Ford Motor Co's (F.N) 2017 financial performance will decline from this year as it increases spending on "emerging opportunities" like self-driving cars and other costs rise, the No. 2 U.S.-based automaker said on Wednesday.
Ford, like most of its chief rivals, is seeking ways to profit as the industry moves toward self-driving vehicles and ride-sharing. The company is taking a cautious path on this course, its chief executive, Mark Fields, indicated in an interview with Reuters on Tuesday.
Ford stock fell 1.9 percent to close at $12.14.
Also, Ford Chief Executive Officer Mark Fields said all of the company's small-car production will be leaving U.S. plants and heading to lower-cost Mexico over the next two to three years.
Last week, Ford lowered its 2016 pre-tax profit forecast to $10.2 billion from at least $10.8 billion because of a charge in the third quarter for an expanded vehicle recall.
Ford said it "plans to achieve cost efficiencies averaging $3 billion annually between 2016 and 2018 and is adding new processes like zero-base budgeting to further its business transformation."
This will "offset the vast majority of costs being added to strengthen Ford’s business," but will not be enough to offset higher regulatory and vehicle development costs for what it calls emerging opportunities, such as electric vehicles.

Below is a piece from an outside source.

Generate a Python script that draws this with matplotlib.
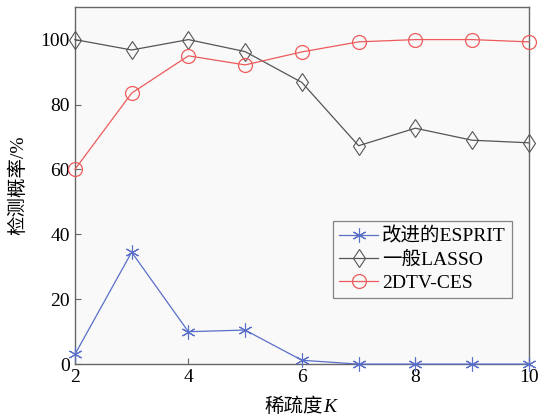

Ford disclosed its outlook ahead of presentations later in the day to Wall Street analysts at its headquarters in Dearborn, Michigan.
It will incur regulatory costs largely linked to tougher fuel economy and vehicle emissions standards as well as safety requirements worldwide, Ford Chief Financial Officer Bob Shanks told analysts.
Shanks also said one of the "substantial headwinds" for the 2017 outlook is higher commodity costs in North America, where Ford derived about 90 percent of its second-quarter profit.
Shanks said Ford will pay a supplemental dividend of 40 percent to 50 percent of 2016 net income, as it did in March this year, if it reaches some financial targets and if no recession is seen on the horizon.
The automaker said automotive capital expenditures will rise to 5.6 percent of automotive revenue in 2018, from 4.9 percent in 2016. It will decline after 2018, Ford said.
Most of the capital allocation will be for vehicle development and be returned to shareholders. Ford said it will be able to maintain cash from automotive operations at or above $10 billion in a downturn and continue to pay regular dividends.
In July, Shanks said the automotive sales boom in the United States since the 2008-2009 downturn was over, but that sales would not crater as they did during the last recession.
But if they do, Ford could break even if industry sales in North America fell to 11 million vehicles in 2017 and if they were at least 11 million in 2018.
Ford's costs for layoffs would be about $500 million in 2017, one-fifth of what it cost in 2007, to compensate idled workers if U.S. sales were hypothetically to decline by 40 percent.
Ford shares were down 25 cents at $12.13 on Wednesday afternoon. The stock has not recovered since it fell more than 8 percent in late July when it said the industry was going into a gradual decline.